OPINION / OBSERVER
What the US’ fear of Chinese PCBs reveals about its real problems
Published: Jun 04, 2026 11:03 PM
Illustration: Liu Rui/GT

Illustration: Liu Rui/GT


The US is reportedly opening a new front in its ever-expanding crackdown on Chinese technology. This time, the target is not cutting-edge innovation, but a component found in nearly every electronic device: the humble printed circuit board, or PCB. And how it tries to crack down on this almost mundane target is all too familiar. According to a CNBC report on Wednesday, Chinese-made PCBs "raise national security concerns in US." 

Specifically, this panic narrative comes in two familiar flavors. First, Washington points to industry data, claiming that some 60 percent of the world's PCBs come from China, while the share of US-made PCBs has collapsed from over 30 percent to a mere 4 percent. This in itself creates so-called "national security and supply chain risks," the US claims, according to CNBC. 

Second, with the "risks" identified, the fear-mongering begins. In an interview with the CNBC, Mike Cadenazzi, US assistant secretary of war for industrial base policy, claimed that "chips, substrates, PCBs represent multiple avenues of attack for a potential malicious actor." Finally, comes the worst-case scenario: a compromised PCB could mean a "missile malfunctions in flight," Cadenazzi asserted, according to CNBC. 

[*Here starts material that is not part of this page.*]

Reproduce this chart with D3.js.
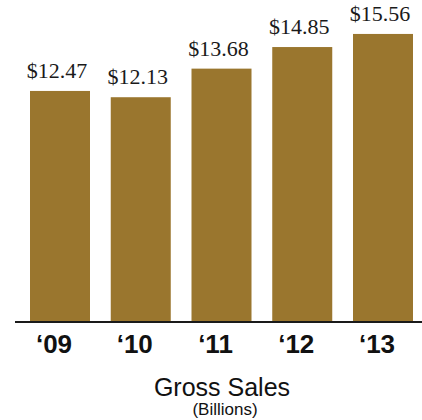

That certainly sounds alarming, yet there's one glaring issue: the claim is supported by absolutely no evidence; as is the case with similar assertions before, it is pure speculation, manufactured from thin air. If this risk is as serious as claimed, why is a senior US defense official broadcasting it to the entire world via the media, instead of quietly addressing it? Could this simply be another politically motivated attempt to crack down on yet another Chinese industry?

This playbook feels all too familiar. Whenever the US finds itself losing ground in open market competition, "national security" magically becomes the all-purpose master key to fix the problem.

Over the past few years, we've seen the same pattern with Huawei's 5G equipment and Chinese electric vehicles (EVs). As soon as China demonstrates serious capability in a sector, Washington elevates it to an "national security threat." The real anxiety, it seems, isn't about any potential "threat" from those products made in China, because there's no evidence of that; it's about China's rapid ascent in advanced manufacturing and supply chain integration. And Washington is simply expanding its targets - moving from high-end chips to the layers beneath them: packaging, substrates, and PCBs.

The US' declining PCB industry is the result of decades of its own industrial hollowing-out. High labor costs, chronic shortages of skilled workers, weak supply chain ecosystems, and intense global competition have made reshoring far more difficult than politicians admit, according to various reports. Ignoring the root cause of the problem while trying to rewind globalization with the magic words "national security" is simply naive.

The US' CHIPS and Science Act offered a cautionary tale. Despite hundreds of billions in subsidies aimed at reviving domestic semiconductor manufacturing, results have been underwhelming. New factories are delayed, costs are running far higher than expected, and many projects are struggling with labor shortages and skill gaps, according to media reports. The idea that the same approach will magically work for PCBs strains credibility.

For years, US companies happily reaped the benefits of China's low-cost, high-efficiency PCB industry. It helped fuel the boom in consumer electronics, powered the rise of AI, and to some extent, supported defense manufacturing. Now, suddenly, that same supply chain is portrayed as a "threat." When globalization serves the US' interests, it's embraced. When it doesn't, it becomes a security risk. The US plays this double standard game like a pro.

Reality keeps proving that protectionism doesn't bring down one's competitor as intended - it often accelerates the competitor's innovation. After the US government cut off Huawei's access to advanced chips in 2020, many Western analysts asserted China's 5G rollout would stall. Instead, China doubled its 5G base stations in 2021 and continues surging ahead. Not to mention the company has recently presented the Tau Scaling Law, marking a new direction in chip design.

At its core, this repeated stretching of "national security" has little to do with security. It's about clinging to a fading technological hegemony, protecting entrenched corporate profits, and slowing China's industrial rise by any means necessary. When a country begins to view another country's every progress as a threat, it reveals less about its strength than about its growing insecurity. The real problem isn't Chinese PCBs — it's a superpower afraid of fair competition.

True strength comes from open competition, not artificial walls. China's EV industry offers a compelling example: by welcoming fierce competitors like Tesla, it sparked domestic innovation and produced cars that now win on quality and technology in global markets. Sanctions don't bring dominance. The market does — but only if you earn it.